Thirty years after its introduction, BMW’s 3-series has turned from a low-volume niche product into a rampant sales machine, often outselling even the Vauxhall Vectra and Ford Mondeo in the UK. Yet, staggeringly, it remains as aspirational as ever. And while slick marketing has played its part, in the main it’s simply because it was and has remained the best affordable saloon of its time.

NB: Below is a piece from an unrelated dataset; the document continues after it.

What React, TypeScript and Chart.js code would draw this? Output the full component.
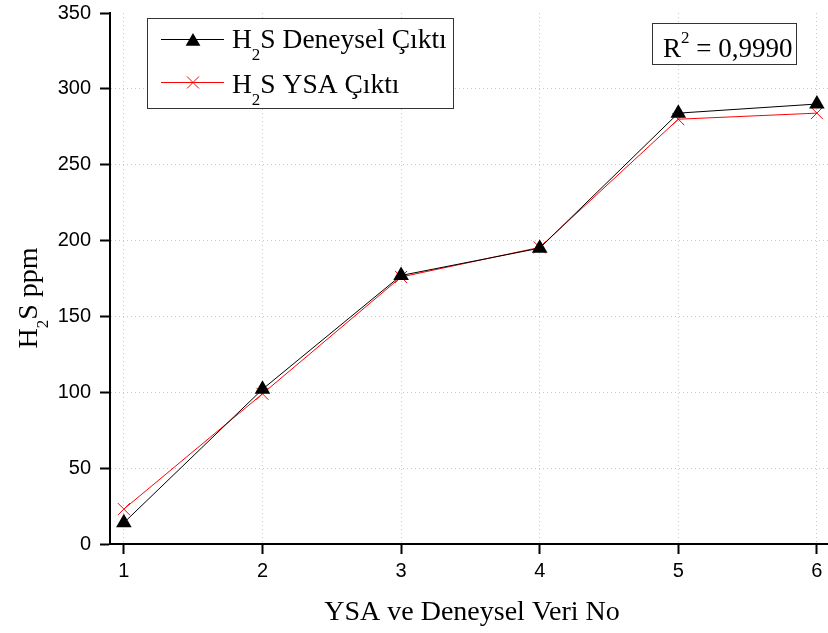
import React, { useEffect, useRef } from "react";
import { Chart, registerables } from "chart.js";

Chart.register(...registerables);

// Sample numbers on the x axis
const sampleNo = [1, 2, 3, 4, 5, 6];
// Measured H2S concentration (ppm)
const deneysel = [14, 102, 177, 195, 284, 290];
// Neural-network (YSA) prediction (ppm)
const ysa = [23, 99, 176, 195.5, 280, 284];
// Axis tick values
const xTicks = [1, 2, 3, 4, 5, 6];
const yTicks = [0, 50, 100, 150, 200, 250, 300, 350];
const r2Text = "0,9990";

const SERIF = "'Liberation Serif', 'Times New Roman', serif";
const SANS = "'Liberation Sans', Arial, sans-serif";

type Piece = { t: string; shift?: number; size?: number };

// draw a run of text pieces (normal / sub / superscript) starting at x, baseline y
function drawRich(ctx: CanvasRenderingContext2D, pieces: Piece[], x: number, y: number, base: number) {
  let cx = x;
  for (const p of pieces) {
    const size = p.size ?? base;
    ctx.font = `${size}px ${SERIF}`;
    ctx.fillText(p.t, cx, y + (p.shift ?? 0));
    cx += ctx.measureText(p.t).width;
  }
  return cx - x;
}
function richWidth(ctx: CanvasRenderingContext2D, pieces: Piece[], base: number) {
  let w = 0;
  for (const p of pieces) {
    ctx.font = `${p.size ?? base}px ${SERIF}`;
    w += ctx.measureText(p.t).width;
  }
  return w;
}

function drawTriangle(ctx: CanvasRenderingContext2D, x: number, y: number, r: number) {
  const s = Math.sin(Math.PI / 3) * r;
  ctx.beginPath();
  ctx.moveTo(x, y - r);
  ctx.lineTo(x - s, y + r / 2);
  ctx.lineTo(x + s, y + r / 2);
  ctx.closePath();
  ctx.fill();
}
function drawCross(ctx: CanvasRenderingContext2D, x: number, y: number, r: number) {
  const d = Math.cos(Math.PI / 4) * r;
  ctx.beginPath();
  ctx.moveTo(x - d, y - d);
  ctx.lineTo(x + d, y + d);
  ctx.moveTo(x - d, y + d);
  ctx.lineTo(x + d, y - d);
  ctx.stroke();
}

const overlay = {
  id: "overlay",
  afterDraw(chart: any) {
    const ctx: CanvasRenderingContext2D = chart.ctx;
    const titleSize = 28;
    const legendSize = 27.5;
    const boxSize = 27;
    const sub = 17;
    ctx.save();
    ctx.fillStyle = "#000";
    ctx.textBaseline = "alphabetic";
    ctx.textAlign = "left";

    // x axis title
    const xt: Piece[] = [{ t: "YSA ve Deneysel Veri No" }];
    const xw = richWidth(ctx, xt, titleSize);
    drawRich(ctx, xt, 472 - xw / 2, 620, titleSize);

    // y axis title
    const yt: Piece[] = [{ t: "H" }, { t: "2", size: sub, shift: 11 }, { t: "S ppm" }];
    const yw = richWidth(ctx, yt, titleSize);
    ctx.save();
    ctx.translate(37, 298);
    ctx.rotate(-Math.PI / 2);
    drawRich(ctx, yt, -yw / 2, 0, titleSize);
    ctx.restore();

    // legend box
    ctx.fillStyle = "#fff";
    ctx.fillRect(147, 18, 306, 90);
    ctx.strokeStyle = "#333";
    ctx.lineWidth = 1;
    ctx.strokeRect(147.5, 18.5, 306, 90);

    const rows = [
      { y: 39.5, color: "#000", kind: "tri", label: " Deneysel Çıktı", tb: 48 },
      { y: 82.5, color: "#ff0000", kind: "cross", label: " YSA Çıktı", tb: 93 },
    ];
    for (const r of rows) {
      ctx.strokeStyle = r.color;
      ctx.fillStyle = r.color;
      ctx.lineWidth = 1;
      ctx.beginPath();
      ctx.moveTo(161, r.y);
      ctx.lineTo(224, r.y);
      ctx.stroke();
      if (r.kind === "tri") drawTriangle(ctx, 193, r.y + 2, 8.5);
      else drawCross(ctx, 193, r.y, 8.5);
      ctx.fillStyle = "#000";
      drawRich(ctx, [{ t: "H" }, { t: "2", size: sub, shift: 12 }, { t: "S" + r.label }], 232, r.tb, legendSize);
    }

    // R² box
    ctx.fillStyle = "#fff";
    ctx.fillRect(652, 23, 144, 41);
    ctx.strokeStyle = "#333";
    ctx.strokeRect(652.5, 23.5, 144, 41);
    ctx.fillStyle = "#000";
    drawRich(ctx, [{ t: "R" }, { t: "2", size: sub, shift: -14 }, { t: " = " + r2Text }], 663, 57, boxSize);

    ctx.restore();
  },
};

export default function App() {
  const ref = useRef<HTMLCanvasElement | null>(null);

  useEffect(() => {
    if (!ref.current) return;
    const chart = new Chart(ref.current, {
      type: "line",
      data: {
        datasets: [
          {
            label: "H2S Deneysel Çıktı",
            data: sampleNo.map((x, i) => ({ x, y: deneysel[i] })),
            borderColor: "#000",
            backgroundColor: "#000",
            borderWidth: 1,
            pointStyle: "triangle",
            pointRadius: 9,
            pointBorderWidth: 0,
            pointBackgroundColor: "#000",
            tension: 0,
            clip: false,
          },
          {
            label: "H2S YSA Çıktı",
            data: sampleNo.map((x, i) => ({ x, y: ysa[i] })),
            borderColor: "#ff0000",
            backgroundColor: "#ff0000",
            borderWidth: 1,
            pointStyle: "crossRot",
            pointRadius: 8.5,
            pointBorderWidth: 1,
            pointBorderColor: "#ff0000",
            tension: 0,
            clip: false,
          },
        ],
      },
      options: {
        responsive: false,
        animation: false,
        devicePixelRatio: 1,
        layout: { autoPadding: false, padding: { top: 13, right: 0, left: 0, bottom: 0 } },
        plugins: { legend: { display: false }, tooltip: { enabled: false } },
        scales: {
          x: {
            type: "linear",
            min: 0.9,
            max: 6.08,
            afterBuildTicks: (s: any) => {
              s.ticks = xTicks.map((v) => ({ value: v }));
            },
            afterFit: (s: any) => {
              s.height = 89;
              s.paddingLeft = 0;
              s.paddingRight = 0;
            },
            grid: {
              color: "#c8c8c8",
              lineWidth: 1,
              tickColor: "#000",
              tickWidth: 2,
              tickLength: 10,
            },
            border: { display: true, color: "#000", width: 2, dash: [1, 3] },
            ticks: {
              color: "#000",
              font: { family: SANS, size: 20 },
              padding: 5,
              maxRotation: 0,
              callback: (v: any) => String(v),
            },
          },
          y: {
            type: "linear",
            min: 0,
            max: 350,
            afterBuildTicks: (s: any) => {
              s.ticks = yTicks.map((v) => ({ value: v }));
            },
            afterFit: (s: any) => {
              s.width = 110;
              s.paddingTop = 0;
              s.paddingBottom = 0;
            },
            grid: {
              color: (c: any) => (c.tick && c.tick.value === 350 ? "rgba(0,0,0,0)" : "#c8c8c8"),
              lineWidth: 1,
              tickColor: "#000",
              tickWidth: 2,
              tickLength: 10,
            },
            border: { display: true, color: "#000", width: 2, dash: [1, 3] },
            ticks: {
              color: "#000",
              font: { family: SANS, size: 20 },
              padding: 9,
              callback: (v: any) => String(v),
            },
          },
        },
      },
      plugins: [overlay],
    });
    return () => chart.destroy();
  }, []);

  return (
    <div style={{ position: "fixed", left: 0, top: 0, width: 828, height: 633, background: "#fff" }}>
      <canvas ref={ref} width={828} height={633} style={{ width: 828, height: 633, display: "block" }} />
    </div>
  );
}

So the many thousands of current generation 3-series drivers may wonder why BMW feels the need to replace it at all. When new in 1998 it was the best car in its class and, seven years on, considered as a range, it’s still there. What we have seen in the interim is BMW uncharacteristically dropping the ball: the 7-series and X3 are deeply flawed, the Z4 attracted mixed reviews, and even the 1-series has had to duck the odd rancid tomato. But BMW can wear such criticism: individually none is crucial to the company’s health. By contrast, 65 per cent of all BMWs sold in the UK are 3-series – making a mess of its replacement cannot be countenanced.
Which is why the new 3-series is the least-radical new BMW since, well, the old 3-series. The brief, clearly, was ‘the same, but more so.’ The styling is conservative, the engineering entirely predictable and predictably brilliant. Codenamed E90, it’s bigger in every direction than the current car yet, spec adjusted, it’s 20kg lighter.
Its engines have more power yet use either no more or even less fuel, while aluminium front suspension and a new five-link rear axle retain the same easy fluency that’s made the 3-series chassis the envy of car manufacturers and the darling of car enthusiasts the world over. It goes on sale on 12 March in 320i, 320d, 325i and 330i guises, with prices ranging from £21,090 for a basic 320i to £28,455 for a 330i SE. Other models, including the entry-level 318i and 318d and the mighty 330d arrive in the autumn. The Touring will be with us for Christmas, the coupé comes in 2006 with the convertible and M3 being kept back until 2007. The 1-series has killed the Compact.
Visually, it’s a little disappointing. Parked next to its predecessor it looks upright, with poorer proportions and fussier detailing. Inside, the appearance is of a shrunken 5-series with a camel-like double-hump dashboard and an awkward blend of smooth and grained plastics with token slivers of unconvincing wood. BMW proudly crows about the increased leg and shoulder room in the rear, but forgets to mention the reduced headroom. It’s a reasonable cabin but, in this regard if no other, the 3-series is not going to have anyone at Audi quaking under the bedclothes.
There is anticipation aplenty as you pull the wheel of the 258bhp 330i to your chest, thumb the starter and hear the new twin-cam six-cylinder spin into life. Lifted from the 630i, it offers more power now than the Porsche 911 did 12 years ago. Compared to the outgoing 330i, it has another 27bhp, an identical torque figure of 221lb ft yet uses less fuel: 33.2mpg compared to 31mpg on the combined cycle. And thanks to its unique aluminium and magnesium block, it’s 10kg lighter.
Bone up in advance on the electronic assistance that accompanies your every move and you’ll convince yourself you’re driving a mainframe, not a motor car. But despite the standard DSC Plus system, which wipes the brakes in bad weather, stops the car rolling backwards, helps bring the car to a halt smoothly and primes the brakes even before you touch them, it feels entirely normal and mechanical to drive. The new six-speed gearbox is a delight (save its inadvisably long ratios) and the motor is the usual BMW paragon of smoothness and sophistication.